For each line below that contains the string "this", copy that line.

----- Provided material

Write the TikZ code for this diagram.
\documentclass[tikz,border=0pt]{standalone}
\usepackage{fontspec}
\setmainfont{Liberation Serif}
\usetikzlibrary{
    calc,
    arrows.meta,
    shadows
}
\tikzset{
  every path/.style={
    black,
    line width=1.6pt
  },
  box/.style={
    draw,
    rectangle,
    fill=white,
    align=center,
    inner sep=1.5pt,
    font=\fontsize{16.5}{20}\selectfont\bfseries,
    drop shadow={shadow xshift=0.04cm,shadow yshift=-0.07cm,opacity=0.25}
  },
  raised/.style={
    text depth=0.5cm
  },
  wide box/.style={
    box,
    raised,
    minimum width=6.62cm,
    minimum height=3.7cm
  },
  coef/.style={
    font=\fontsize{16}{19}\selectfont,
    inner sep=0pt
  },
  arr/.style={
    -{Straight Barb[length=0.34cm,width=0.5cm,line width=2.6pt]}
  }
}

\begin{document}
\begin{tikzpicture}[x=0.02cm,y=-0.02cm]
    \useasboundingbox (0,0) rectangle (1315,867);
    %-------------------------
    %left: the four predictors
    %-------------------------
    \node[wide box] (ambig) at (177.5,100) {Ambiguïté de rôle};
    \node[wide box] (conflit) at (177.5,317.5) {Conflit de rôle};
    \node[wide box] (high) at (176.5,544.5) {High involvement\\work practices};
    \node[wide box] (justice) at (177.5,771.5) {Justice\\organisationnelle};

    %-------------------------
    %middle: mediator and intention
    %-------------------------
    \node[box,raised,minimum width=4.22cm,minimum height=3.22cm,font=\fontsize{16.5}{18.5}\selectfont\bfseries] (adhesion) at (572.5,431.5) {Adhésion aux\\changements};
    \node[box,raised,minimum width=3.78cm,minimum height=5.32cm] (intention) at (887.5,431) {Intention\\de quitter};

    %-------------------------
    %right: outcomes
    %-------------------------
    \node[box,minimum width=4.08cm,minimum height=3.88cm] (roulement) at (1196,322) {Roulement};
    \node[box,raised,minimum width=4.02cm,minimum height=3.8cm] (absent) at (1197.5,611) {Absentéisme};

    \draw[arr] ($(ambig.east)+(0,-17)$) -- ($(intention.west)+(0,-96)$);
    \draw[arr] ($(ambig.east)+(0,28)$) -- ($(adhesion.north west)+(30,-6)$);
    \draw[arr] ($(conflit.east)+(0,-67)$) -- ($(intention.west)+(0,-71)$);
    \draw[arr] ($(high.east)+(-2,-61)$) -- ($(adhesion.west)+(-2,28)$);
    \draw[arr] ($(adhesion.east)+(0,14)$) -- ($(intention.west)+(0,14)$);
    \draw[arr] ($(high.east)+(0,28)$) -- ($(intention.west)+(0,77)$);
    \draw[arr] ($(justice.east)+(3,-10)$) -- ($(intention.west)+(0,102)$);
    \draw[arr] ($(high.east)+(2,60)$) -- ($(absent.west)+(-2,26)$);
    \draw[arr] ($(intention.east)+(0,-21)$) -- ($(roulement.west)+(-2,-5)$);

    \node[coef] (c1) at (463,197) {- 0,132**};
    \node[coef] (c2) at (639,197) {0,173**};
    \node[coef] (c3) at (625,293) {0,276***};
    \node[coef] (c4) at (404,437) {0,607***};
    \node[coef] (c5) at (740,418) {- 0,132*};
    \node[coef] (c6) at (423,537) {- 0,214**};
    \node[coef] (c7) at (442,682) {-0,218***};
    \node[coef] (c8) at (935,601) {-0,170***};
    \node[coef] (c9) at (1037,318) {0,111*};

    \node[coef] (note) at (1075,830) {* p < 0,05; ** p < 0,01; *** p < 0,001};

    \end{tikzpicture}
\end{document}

----------
----- Provided material

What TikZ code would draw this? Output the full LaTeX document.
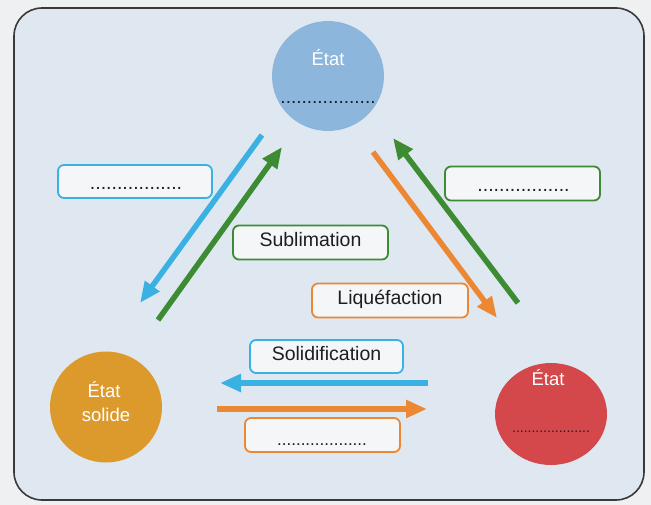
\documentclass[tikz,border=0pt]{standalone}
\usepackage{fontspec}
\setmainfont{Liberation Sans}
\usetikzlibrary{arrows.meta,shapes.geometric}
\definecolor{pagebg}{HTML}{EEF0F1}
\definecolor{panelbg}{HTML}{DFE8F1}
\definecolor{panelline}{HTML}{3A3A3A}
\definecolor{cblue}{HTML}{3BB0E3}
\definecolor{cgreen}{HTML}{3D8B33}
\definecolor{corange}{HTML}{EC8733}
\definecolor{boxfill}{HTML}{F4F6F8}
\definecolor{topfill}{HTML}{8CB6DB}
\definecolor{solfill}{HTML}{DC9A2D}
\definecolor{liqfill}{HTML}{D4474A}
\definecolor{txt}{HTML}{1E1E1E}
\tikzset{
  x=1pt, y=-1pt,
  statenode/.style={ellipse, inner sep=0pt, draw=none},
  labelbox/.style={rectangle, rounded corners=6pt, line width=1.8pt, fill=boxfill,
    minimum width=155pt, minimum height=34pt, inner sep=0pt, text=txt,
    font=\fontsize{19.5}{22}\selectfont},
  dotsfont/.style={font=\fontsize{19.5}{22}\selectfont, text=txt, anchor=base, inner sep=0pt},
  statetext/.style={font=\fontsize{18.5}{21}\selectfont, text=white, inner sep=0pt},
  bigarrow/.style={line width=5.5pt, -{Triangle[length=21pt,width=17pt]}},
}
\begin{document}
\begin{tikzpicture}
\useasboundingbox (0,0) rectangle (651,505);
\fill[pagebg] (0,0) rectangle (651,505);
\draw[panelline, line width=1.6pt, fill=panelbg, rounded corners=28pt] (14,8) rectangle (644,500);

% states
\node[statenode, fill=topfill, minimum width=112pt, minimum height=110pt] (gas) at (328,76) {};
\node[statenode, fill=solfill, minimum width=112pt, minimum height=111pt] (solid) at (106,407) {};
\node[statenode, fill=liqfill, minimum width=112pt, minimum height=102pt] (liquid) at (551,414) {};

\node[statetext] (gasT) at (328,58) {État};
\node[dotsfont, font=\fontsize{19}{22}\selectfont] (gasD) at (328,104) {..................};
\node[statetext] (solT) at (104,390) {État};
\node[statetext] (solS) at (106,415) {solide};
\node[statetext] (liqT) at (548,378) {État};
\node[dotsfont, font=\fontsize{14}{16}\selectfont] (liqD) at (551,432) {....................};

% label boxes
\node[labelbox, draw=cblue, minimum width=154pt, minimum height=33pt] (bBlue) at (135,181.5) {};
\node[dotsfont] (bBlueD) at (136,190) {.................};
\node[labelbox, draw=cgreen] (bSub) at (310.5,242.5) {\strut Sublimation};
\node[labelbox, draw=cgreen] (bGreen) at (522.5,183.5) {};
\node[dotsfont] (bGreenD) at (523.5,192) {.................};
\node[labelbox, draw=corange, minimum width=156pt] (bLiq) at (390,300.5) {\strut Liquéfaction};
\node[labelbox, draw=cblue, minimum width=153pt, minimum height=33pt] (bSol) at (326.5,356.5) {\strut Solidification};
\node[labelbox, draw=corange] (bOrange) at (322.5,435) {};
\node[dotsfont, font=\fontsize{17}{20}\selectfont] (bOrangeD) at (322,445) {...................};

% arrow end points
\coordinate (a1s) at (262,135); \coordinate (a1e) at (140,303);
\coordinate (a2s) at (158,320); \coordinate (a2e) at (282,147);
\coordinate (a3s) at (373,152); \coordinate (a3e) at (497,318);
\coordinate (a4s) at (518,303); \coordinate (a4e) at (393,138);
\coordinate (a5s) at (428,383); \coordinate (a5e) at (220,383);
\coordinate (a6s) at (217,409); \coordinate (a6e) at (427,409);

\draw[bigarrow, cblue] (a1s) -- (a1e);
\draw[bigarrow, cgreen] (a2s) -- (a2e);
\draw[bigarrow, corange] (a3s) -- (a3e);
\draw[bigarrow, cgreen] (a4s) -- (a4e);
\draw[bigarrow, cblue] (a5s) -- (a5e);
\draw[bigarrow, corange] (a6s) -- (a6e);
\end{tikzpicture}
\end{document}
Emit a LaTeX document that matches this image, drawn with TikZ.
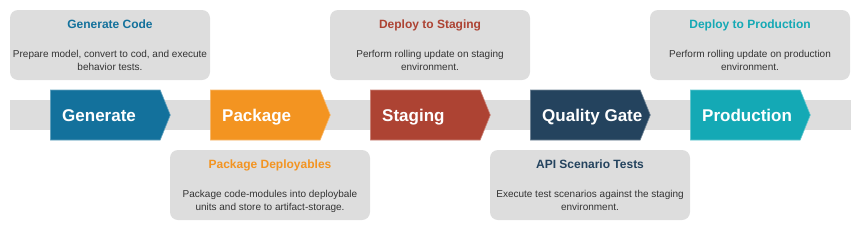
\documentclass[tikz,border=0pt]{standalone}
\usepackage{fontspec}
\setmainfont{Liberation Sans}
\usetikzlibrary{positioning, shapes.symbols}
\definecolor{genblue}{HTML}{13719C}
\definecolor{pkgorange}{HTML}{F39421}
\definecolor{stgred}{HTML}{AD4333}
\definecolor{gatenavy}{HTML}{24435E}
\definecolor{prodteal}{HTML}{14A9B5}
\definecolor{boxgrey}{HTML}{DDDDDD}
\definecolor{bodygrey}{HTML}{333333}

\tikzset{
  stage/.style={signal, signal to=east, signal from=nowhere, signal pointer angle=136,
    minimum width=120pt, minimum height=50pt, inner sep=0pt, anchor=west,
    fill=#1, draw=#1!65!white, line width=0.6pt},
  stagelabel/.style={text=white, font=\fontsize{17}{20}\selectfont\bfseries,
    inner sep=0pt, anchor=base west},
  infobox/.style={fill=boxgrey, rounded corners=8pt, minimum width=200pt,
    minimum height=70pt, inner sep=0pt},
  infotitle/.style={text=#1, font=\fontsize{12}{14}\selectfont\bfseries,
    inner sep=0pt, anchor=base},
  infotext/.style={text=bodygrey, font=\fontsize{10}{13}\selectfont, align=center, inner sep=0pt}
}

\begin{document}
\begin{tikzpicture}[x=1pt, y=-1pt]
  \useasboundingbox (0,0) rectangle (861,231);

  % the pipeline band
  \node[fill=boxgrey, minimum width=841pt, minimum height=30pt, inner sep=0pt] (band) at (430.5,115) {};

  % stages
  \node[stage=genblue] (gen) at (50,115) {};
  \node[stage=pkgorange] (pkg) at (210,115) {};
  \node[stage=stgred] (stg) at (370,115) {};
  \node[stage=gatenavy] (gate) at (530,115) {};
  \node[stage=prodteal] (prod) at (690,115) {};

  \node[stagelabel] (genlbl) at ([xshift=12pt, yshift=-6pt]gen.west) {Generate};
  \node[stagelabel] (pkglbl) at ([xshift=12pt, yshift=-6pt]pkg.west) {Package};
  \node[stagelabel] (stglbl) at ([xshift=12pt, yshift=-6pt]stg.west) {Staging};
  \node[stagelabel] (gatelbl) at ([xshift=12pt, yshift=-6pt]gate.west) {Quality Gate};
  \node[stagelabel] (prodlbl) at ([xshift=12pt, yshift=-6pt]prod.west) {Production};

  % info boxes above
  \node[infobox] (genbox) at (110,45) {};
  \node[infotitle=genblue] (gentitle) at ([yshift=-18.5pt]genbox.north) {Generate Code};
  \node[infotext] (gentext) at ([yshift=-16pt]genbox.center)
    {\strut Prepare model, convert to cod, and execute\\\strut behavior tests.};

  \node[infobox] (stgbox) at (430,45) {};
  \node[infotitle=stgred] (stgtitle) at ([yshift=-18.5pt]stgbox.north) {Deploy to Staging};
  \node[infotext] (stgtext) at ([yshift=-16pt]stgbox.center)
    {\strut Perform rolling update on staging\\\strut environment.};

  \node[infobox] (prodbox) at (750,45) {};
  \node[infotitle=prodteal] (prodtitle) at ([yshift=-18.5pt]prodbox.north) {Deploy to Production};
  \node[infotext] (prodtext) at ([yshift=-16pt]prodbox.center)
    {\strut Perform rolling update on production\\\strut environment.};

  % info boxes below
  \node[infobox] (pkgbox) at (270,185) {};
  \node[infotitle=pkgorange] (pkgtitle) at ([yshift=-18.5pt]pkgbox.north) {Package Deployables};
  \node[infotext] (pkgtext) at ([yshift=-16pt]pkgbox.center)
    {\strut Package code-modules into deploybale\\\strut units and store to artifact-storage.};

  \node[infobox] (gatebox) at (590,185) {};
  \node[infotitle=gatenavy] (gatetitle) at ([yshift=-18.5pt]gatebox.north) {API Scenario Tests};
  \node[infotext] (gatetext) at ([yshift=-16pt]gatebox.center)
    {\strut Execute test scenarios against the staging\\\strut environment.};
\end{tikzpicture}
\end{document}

----------

| Worked solution |
Write the TikZ code for this diagram.
What TikZ code would draw this? Output the full LaTeX document.
Emit a LaTeX document that matches this image, drawn with TikZ.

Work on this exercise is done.